Explication des Séphirots ou des Splendeurs. Les séphirots font la partie la plus secrete de la Cabale. On ne parvient à la connoissance de ces émanations & splendeurs divines, qu’avec beaucoup d’étude & de travail : nous ne nous piquons pas de pénétrer jusqu’au fond de ces mysteres ; la diversité des interprétations qu’on leur donne, est presque infinie.

Losius (Pomum Aristot. dissert. II. de Cabb. cap. ij.) remarque que les interpretes y trouvent toutes les sciences dont ils font profession : les Logiciens y découvrent leurs dix prédicamens : les Astronomes dix spheres : les Astrologues des influences différentes : les Physiciens s’imaginent qu’on y a caché les principes de toutes choses : les Arithméticiens y voyent les nombres, & particulierement celui de dix, lequel renferme des mysteres infinis.
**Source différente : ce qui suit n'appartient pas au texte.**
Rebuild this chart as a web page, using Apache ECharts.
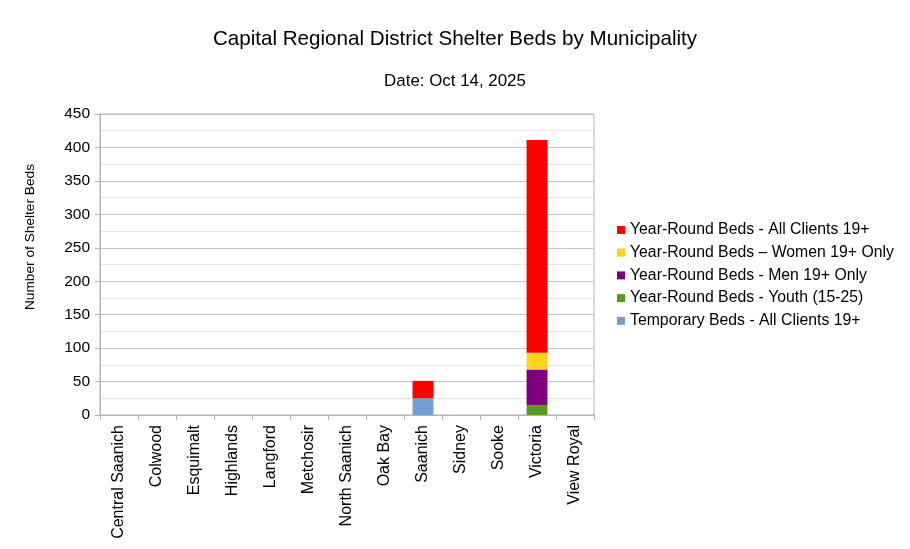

Il y a dix séphirots ; on les représente quelquefois sous la figure d’un arbre, parce que les uns sont comme la racine & le tronc, & les autres comme autant de branches qui en sortent. On les range souvent en dix cercles différens, parce qu’ils sont enfermés les unes dans les autres : ces dix séphirots sont la couronne, la sagesse, l’intelligence, la force ou la sévérité, la miséricorde ou la magnificence, la beauté, la victoire ou l’éternité, la gloire, le fondement, & le royaume.

Quelques-uns soutiennent que les splendeurs (c’est le nom que nous leur donnerons dans la suite) ne sont que des nombres : mais, selon la pluspart, ce sont les perfections & les attributs de la divinité. Il ne faut pas s’imaginer que l’essence divine soit composée de ces perfections, comme d’autant de parties différentes ; ce seroit une erreur : l’essence de Dieu est simple ; mais afin de se former une idée plus nette de la maniere dont cette essence agit, il faut distinguer ses attributs, considérer sa justice, sa miséricorde, sa sagesse. Il semble que les Cabalistes n’ayent pas d’autre vûe, que de conduire leurs disciples à la connoissance des perfections divines, & de leur faire voir que c’est de l’assemblage de ces perfections que dépend la création & la conduite de l’univers ; qu’elles ont une liaison inséparable, que l’une tempere l’autre. C’est pourquoi ils imaginent des canaux, par lesquels les influences d’une splendeur se communiquent aux autres. « Le monde, disoit Siméon Jochaïdes (in Jezirah, cum not. Bittangel, pag. 185. & 186.) ne pouvoit pas être conduit par la miséricorde seule, & par la colonne de la grace : c’est pourquoi Dieu a été obligé d’y ajoûter la colonne de la force ou de la sévérité, qui fait le jugement. Il étoit encore nécessaire de concilier les deux colonnes, & de mettre toutes choses dans une proportion & dans un ordre naturel ; c’est pourquoi on met au milieu la colonne de la beauté, qui accorde la justice avec la miséricorde, & met l’ordre sans lequel il est impossible que l’univers subsiste. De la miséricorde qui pardonne les péchés, sort un canal qui va à la victoire ou à l’éternité » ; parce que c’est par le moyen de cette vertu qu’on parvient au triomphe ou à l’éternité. Enfin les canaux qui sortent de la miséricorde & de la force, & qui vont aboutir à la beauté, sont chargés d’un grand nombre d’anges. Il y en a trente-cinq sur le canal de la miséricorde qui récompensent & qui couronnent la vertu des saints, & on en compte un pareil nombre sur le canal de la force, qui châtient les pécheurs ; & ce nombre de soixante & dix anges, auxquels on donne des noms différens, est tiré du xiv.